■ **WORK TO DO**
The data below should be printed in full, exactly, and without any of its images.

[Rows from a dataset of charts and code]
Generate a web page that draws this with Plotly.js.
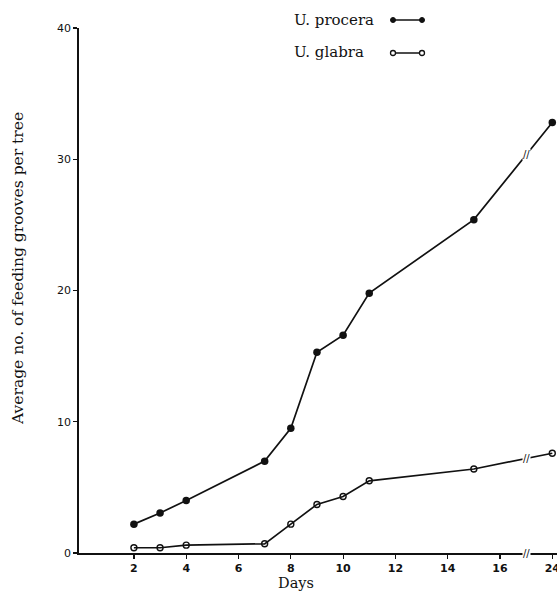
<!DOCTYPE html>
<html>
<head>
<meta charset="utf-8">
<script src="https://cdn.plot.ly/plotly-3.0.1.min.js"></script>
<style>html,body{margin:0;padding:0;background:#fff;overflow:hidden;}#chart{width:557px;height:593px;}</style>
</head>
<body>
<div id="chart"></div>
<script>
// Days (24 is drawn after an axis break, at position 18)
const days = [2, 3, 4, 7, 8, 9, 10, 11, 15, 24];
const procera = [2.2, 3.05, 4.0, 7.0, 9.5, 15.3, 16.6, 19.8, 25.4, 32.8];
const glabra = [0.4, 0.4, 0.6, 0.7, 2.2, 3.7, 4.3, 5.5, 6.4, 7.6];
const tickVals = [2, 4, 6, 8, 10, 12, 14, 16, 18];
const tickText = ["2", "4", "6", "8", "10", "12", "14", "16", "24"];
const yTicks = [0, 10, 20, 30, 40];
const seriesNames = ["U. procera", "U. glabra"];

const breakDay = 16, breakPos = 18, breakMark = 17;
const pos = d => d > breakDay ? breakPos : d;
const xPos = days.map(pos);

function interp(xs, ys, x) {
  for (let i = 0; i < xs.length - 1; i++) {
    if (x >= xs[i] && x <= xs[i + 1]) {
      return ys[i] + (ys[i + 1] - ys[i]) * (x - xs[i]) / (xs[i + 1] - xs[i]);
    }
  }
  return ys[ys.length - 1];
}

const ink = '#111';
const traces = [
  {x: xPos, y: procera, mode: 'lines+markers', name: seriesNames[0],
   line: {color: ink, width: 1.7}, marker: {symbol: 'circle', size: 7.5, color: ink}, cliponaxis: false},
  {x: xPos, y: glabra, mode: 'lines+markers', name: seriesNames[1],
   line: {color: ink, width: 1.7}, marker: {symbol: 'circle-open', size: 6, color: ink, line: {width: 1.4, color: ink}}, cliponaxis: false}
];

const L = 79, R = 557, T = 28, B = 553;
const px = v => (v - L) / (R - L);
const py = v => (B - v) / (B - T);

const serif = 'DejaVu Serif, serif';
const breakFont = {family: 'DejaVu Sans', size: 10, color: ink};
const ann = (x, y, text, size, extra) => Object.assign({x: px(x), y: py(y), xref: 'paper', yref: 'paper', text: text,
  xanchor: 'center', yanchor: 'middle', showarrow: false, font: {family: serif, size: size, color: ink}}, extra || {});
const annotations = [
  ann(18, 269, 'Average no. of feeding grooves per tree', 15.5, {textangle: -90}),
  ann(296, 583, 'Days', 14.5),
  ann(292, 20, seriesNames[0], 15, {xanchor: 'left'}),
  ann(292, 52, seriesNames[1], 15, {xanchor: 'left'}),
  {x: breakMark, y: 0, xref: 'x', yref: 'y', text: '//', showarrow: false, font: breakFont, bgcolor: '#fff', borderpad: 0, xanchor: 'center', yanchor: 'middle'},
  {x: breakMark, y: interp(xPos, procera, breakMark), xref: 'x', yref: 'y', text: '//', showarrow: false, font: breakFont, bgcolor: '#fff', borderpad: 0, xanchor: 'center', yanchor: 'middle'},
  {x: breakMark, y: interp(xPos, glabra, breakMark), xref: 'x', yref: 'y', text: '//', showarrow: false, font: breakFont, bgcolor: '#fff', borderpad: 0, xanchor: 'center', yanchor: 'middle'}
];

const shapes = [
  {type: 'line', xref: 'paper', yref: 'paper', x0: px(393), x1: px(422), y0: py(20), y1: py(20), line: {color: ink, width: 1.5}},
  {type: 'circle', xref: 'paper', yref: 'paper', x0: px(390.5), x1: px(395.5), y0: py(22.5), y1: py(17.5), fillcolor: ink, line: {color: ink, width: 1}},
  {type: 'circle', xref: 'paper', yref: 'paper', x0: px(419.5), x1: px(424.5), y0: py(22.5), y1: py(17.5), fillcolor: ink, line: {color: ink, width: 1}},
  {type: 'line', xref: 'paper', yref: 'paper', x0: px(395), x1: px(420), y0: py(53), y1: py(53), line: {color: ink, width: 1.5}},
  {type: 'circle', xref: 'paper', yref: 'paper', x0: px(390.5), x1: px(395.5), y0: py(55.5), y1: py(50.5), fillcolor: '#fff', line: {color: ink, width: 1.3}},
  {type: 'circle', xref: 'paper', yref: 'paper', x0: px(419.5), x1: px(424.5), y0: py(55.5), y1: py(50.5), fillcolor: '#fff', line: {color: ink, width: 1.3}}
];

const xTickFont = {family: 'DejaVu Sans, Arial, sans-serif', size: 11, color: ink, weight: 'bold'};
const yTickFont = {family: 'DejaVu Sans, Arial, sans-serif', size: 11, color: ink};
const layout = {
  width: 557, height: 593,
  margin: {l: L, r: 557 - R, t: T, b: 593 - B, autoexpand: false},
  paper_bgcolor: '#fff', plot_bgcolor: '#fff',
  showlegend: false,
  xaxis: {range: [-0.1, 18.18], tickvals: tickVals, ticktext: tickText, showgrid: false, zeroline: false,
          showline: true, linecolor: ink, linewidth: 1.7, ticks: 'outside', ticklen: 4, tickwidth: 1.2, tickcolor: ink,
          tickfont: xTickFont, ticklabeloverflow: 'allow', fixedrange: true},
  yaxis: {range: [0, 40], tickvals: yTicks, showgrid: false, zeroline: false,
          showline: true, linecolor: ink, linewidth: 1.7, ticks: 'outside', ticklen: 4, tickwidth: 1.2, tickcolor: ink,
          tickfont: yTickFont, fixedrange: true},
  annotations: annotations,
  shapes: shapes
};

Plotly.newPlot('chart', traces, layout, {displayModeBar: false, staticPlot: true});
</script>
</body>
</html>
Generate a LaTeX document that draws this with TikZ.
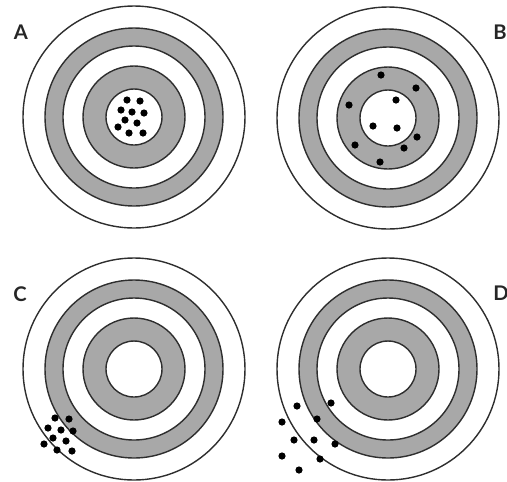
\documentclass[tikz,border=0pt]{standalone}
\usepackage{fontspec}
\setsansfont{Lato}
\usepackage{xcolor}
\usetikzlibrary{positioning}
\definecolor{tgtgray}{HTML}{A8A8A8}
\definecolor{tgtline}{HTML}{2E2E2E}
\tikzset{
  ring/.style={draw=tgtline,line width=0.8pt},
  band/.style={fill=tgtgray,even odd rule},
  shot/.style={fill=black},
  tlabel/.style={font=\sffamily\bfseries\fontsize{11.5}{12}\selectfont,text=black!85,inner sep=0pt},
}
\begin{document}
\begin{tikzpicture}[x=0.02cm,y=-0.02cm]
  \useasboundingbox (0,0) rectangle (507,481);
  % the four targets
  \foreach \cx/\cy/\name/\lx/\ly in {134/117/A/21/32, 388/118/B/500/32, 134/369/C/20/294, 388/369/D/501/293} {
     \fill[band] (\cx,\cy) circle (89) circle (71);
     \fill[band] (\cx,\cy) circle (51) circle (28);
     \foreach \r in {111,89,71,51,28} { \draw[ring] (\cx,\cy) circle (\r); }
     \node[tlabel] (lab\name) at (\lx,\ly) {\name};
  }
  % A: tight group in the centre
  \foreach \x/\y in {127/100,140/101,121/110,132/112,144/113,125/120,137/123,118/127,129/133,143/133}
     { \fill[shot] (\x,\y) circle (3.6); }
  % B: spread round the centre
  \foreach \x/\y in {381/75,416/88,349/105,396/100,373/126,397/128,417/137,355/145,404/148,380/162}
     { \fill[shot] (\x,\y) circle (3.6); }
  % C: tight group off centre
  \foreach \x/\y in {55/418,69/419,48/428,61/430,73/431,53/438,66/441,44/444,57/450,72/451}
     { \fill[shot] (\x,\y) circle (3.6); }
  % D: spread off centre
  \foreach \x/\y in {297/406,331/403,282/422,317/419,294/440,314/440,335/444,282/456,320/459,299/470}
     { \fill[shot] (\x,\y) circle (3.6); }
\end{tikzpicture}
\end{document}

■ **RESULT FOR THIS EXERCISE**
Generate a web page that draws this with Plotly.js.
<!DOCTYPE html>
<html>
<head>
<meta charset="utf-8">
<script src="https://cdn.plot.ly/plotly-3.0.1.min.js"></script>
<style>html,body{margin:0;padding:0;background:#fff;overflow:hidden;}#chart{width:557px;height:593px;}</style>
</head>
<body>
<div id="chart"></div>
<script>
// Days (24 is drawn after an axis break, at position 18)
const days = [2, 3, 4, 7, 8, 9, 10, 11, 15, 24];
const procera = [2.2, 3.05, 4.0, 7.0, 9.5, 15.3, 16.6, 19.8, 25.4, 32.8];
const glabra = [0.4, 0.4, 0.6, 0.7, 2.2, 3.7, 4.3, 5.5, 6.4, 7.6];
const tickVals = [2, 4, 6, 8, 10, 12, 14, 16, 18];
const tickText = ["2", "4", "6", "8", "10", "12", "14", "16", "24"];
const yTicks = [0, 10, 20, 30, 40];
const seriesNames = ["U. procera", "U. glabra"];

const breakDay = 16, breakPos = 18, breakMark = 17;
const pos = d => d > breakDay ? breakPos : d;
const xPos = days.map(pos);

function interp(xs, ys, x) {
  for (let i = 0; i < xs.length - 1; i++) {
    if (x >= xs[i] && x <= xs[i + 1]) {
      return ys[i] + (ys[i + 1] - ys[i]) * (x - xs[i]) / (xs[i + 1] - xs[i]);
    }
  }
  return ys[ys.length - 1];
}

const ink = '#111';
const traces = [
  {x: xPos, y: procera, mode: 'lines+markers', name: seriesNames[0],
   line: {color: ink, width: 1.7}, marker: {symbol: 'circle', size: 7.5, color: ink}, cliponaxis: false},
  {x: xPos, y: glabra, mode: 'lines+markers', name: seriesNames[1],
   line: {color: ink, width: 1.7}, marker: {symbol: 'circle-open', size: 6, color: ink, line: {width: 1.4, color: ink}}, cliponaxis: false}
];

const L = 79, R = 557, T = 28, B = 553;
const px = v => (v - L) / (R - L);
const py = v => (B - v) / (B - T);

const serif = 'DejaVu Serif, serif';
const breakFont = {family: 'DejaVu Sans', size: 10, color: ink};
const ann = (x, y, text, size, extra) => Object.assign({x: px(x), y: py(y), xref: 'paper', yref: 'paper', text: text,
  xanchor: 'center', yanchor: 'middle', showarrow: false, font: {family: serif, size: size, color: ink}}, extra || {});
const annotations = [
  ann(18, 269, 'Average no. of feeding grooves per tree', 15.5, {textangle: -90}),
  ann(296, 583, 'Days', 14.5),
  ann(292, 20, seriesNames[0], 15, {xanchor: 'left'}),
  ann(292, 52, seriesNames[1], 15, {xanchor: 'left'}),
  {x: breakMark, y: 0, xref: 'x', yref: 'y', text: '//', showarrow: false, font: breakFont, bgcolor: '#fff', borderpad: 0, xanchor: 'center', yanchor: 'middle'},
  {x: breakMark, y: interp(xPos, procera, breakMark), xref: 'x', yref: 'y', text: '//', showarrow: false, font: breakFont, bgcolor: '#fff', borderpad: 0, xanchor: 'center', yanchor: 'middle'},
  {x: breakMark, y: interp(xPos, glabra, breakMark), xref: 'x', yref: 'y', text: '//', showarrow: false, font: breakFont, bgcolor: '#fff', borderpad: 0, xanchor: 'center', yanchor: 'middle'}
];

const shapes = [
  {type: 'line', xref: 'paper', yref: 'paper', x0: px(393), x1: px(422), y0: py(20), y1: py(20), line: {color: ink, width: 1.5}},
  {type: 'circle', xref: 'paper', yref: 'paper', x0: px(390.5), x1: px(395.5), y0: py(22.5), y1: py(17.5), fillcolor: ink, line: {color: ink, width: 1}},
  {type: 'circle', xref: 'paper', yref: 'paper', x0: px(419.5), x1: px(424.5), y0: py(22.5), y1: py(17.5), fillcolor: ink, line: {color: ink, width: 1}},
  {type: 'line', xref: 'paper', yref: 'paper', x0: px(395), x1: px(420), y0: py(53), y1: py(53), line: {color: ink, width: 1.5}},
  {type: 'circle', xref: 'paper', yref: 'paper', x0: px(390.5), x1: px(395.5), y0: py(55.5), y1: py(50.5), fillcolor: '#fff', line: {color: ink, width: 1.3}},
  {type: 'circle', xref: 'paper', yref: 'paper', x0: px(419.5), x1: px(424.5), y0: py(55.5), y1: py(50.5), fillcolor: '#fff', line: {color: ink, width: 1.3}}
];

const xTickFont = {family: 'DejaVu Sans, Arial, sans-serif', size: 11, color: ink, weight: 'bold'};
const yTickFont = {family: 'DejaVu Sans, Arial, sans-serif', size: 11, color: ink};
const layout = {
  width: 557, height: 593,
  margin: {l: L, r: 557 - R, t: T, b: 593 - B, autoexpand: false},
  paper_bgcolor: '#fff', plot_bgcolor: '#fff',
  showlegend: false,
  xaxis: {range: [-0.1, 18.18], tickvals: tickVals, ticktext: tickText, showgrid: false, zeroline: false,
          showline: true, linecolor: ink, linewidth: 1.7, ticks: 'outside', ticklen: 4, tickwidth: 1.2, tickcolor: ink,
          tickfont: xTickFont, ticklabeloverflow: 'allow', fixedrange: true},
  yaxis: {range: [0, 40], tickvals: yTicks, showgrid: false, zeroline: false,
          showline: true, linecolor: ink, linewidth: 1.7, ticks: 'outside', ticklen: 4, tickwidth: 1.2, tickcolor: ink,
          tickfont: yTickFont, fixedrange: true},
  annotations: annotations,
  shapes: shapes
};

Plotly.newPlot('chart', traces, layout, {displayModeBar: false, staticPlot: true});
</script>
</body>
</html>
Generate a LaTeX document that draws this with TikZ.
\documentclass[tikz,border=0pt]{standalone}
\usepackage{fontspec}
\setsansfont{Lato}
\usepackage{xcolor}
\usetikzlibrary{positioning}
\definecolor{tgtgray}{HTML}{A8A8A8}
\definecolor{tgtline}{HTML}{2E2E2E}
\tikzset{
  ring/.style={draw=tgtline,line width=0.8pt},
  band/.style={fill=tgtgray,even odd rule},
  shot/.style={fill=black},
  tlabel/.style={font=\sffamily\bfseries\fontsize{11.5}{12}\selectfont,text=black!85,inner sep=0pt},
}
\begin{document}
\begin{tikzpicture}[x=0.02cm,y=-0.02cm]
  \useasboundingbox (0,0) rectangle (507,481);
  % the four targets
  \foreach \cx/\cy/\name/\lx/\ly in {134/117/A/21/32, 388/118/B/500/32, 134/369/C/20/294, 388/369/D/501/293} {
     \fill[band] (\cx,\cy) circle (89) circle (71);
     \fill[band] (\cx,\cy) circle (51) circle (28);
     \foreach \r in {111,89,71,51,28} { \draw[ring] (\cx,\cy) circle (\r); }
     \node[tlabel] (lab\name) at (\lx,\ly) {\name};
  }
  % A: tight group in the centre
  \foreach \x/\y in {127/100,140/101,121/110,132/112,144/113,125/120,137/123,118/127,129/133,143/133}
     { \fill[shot] (\x,\y) circle (3.6); }
  % B: spread round the centre
  \foreach \x/\y in {381/75,416/88,349/105,396/100,373/126,397/128,417/137,355/145,404/148,380/162}
     { \fill[shot] (\x,\y) circle (3.6); }
  % C: tight group off centre
  \foreach \x/\y in {55/418,69/419,48/428,61/430,73/431,53/438,66/441,44/444,57/450,72/451}
     { \fill[shot] (\x,\y) circle (3.6); }
  % D: spread off centre
  \foreach \x/\y in {297/406,331/403,282/422,317/419,294/440,314/440,335/444,282/456,320/459,299/470}
     { \fill[shot] (\x,\y) circle (3.6); }
\end{tikzpicture}
\end{document}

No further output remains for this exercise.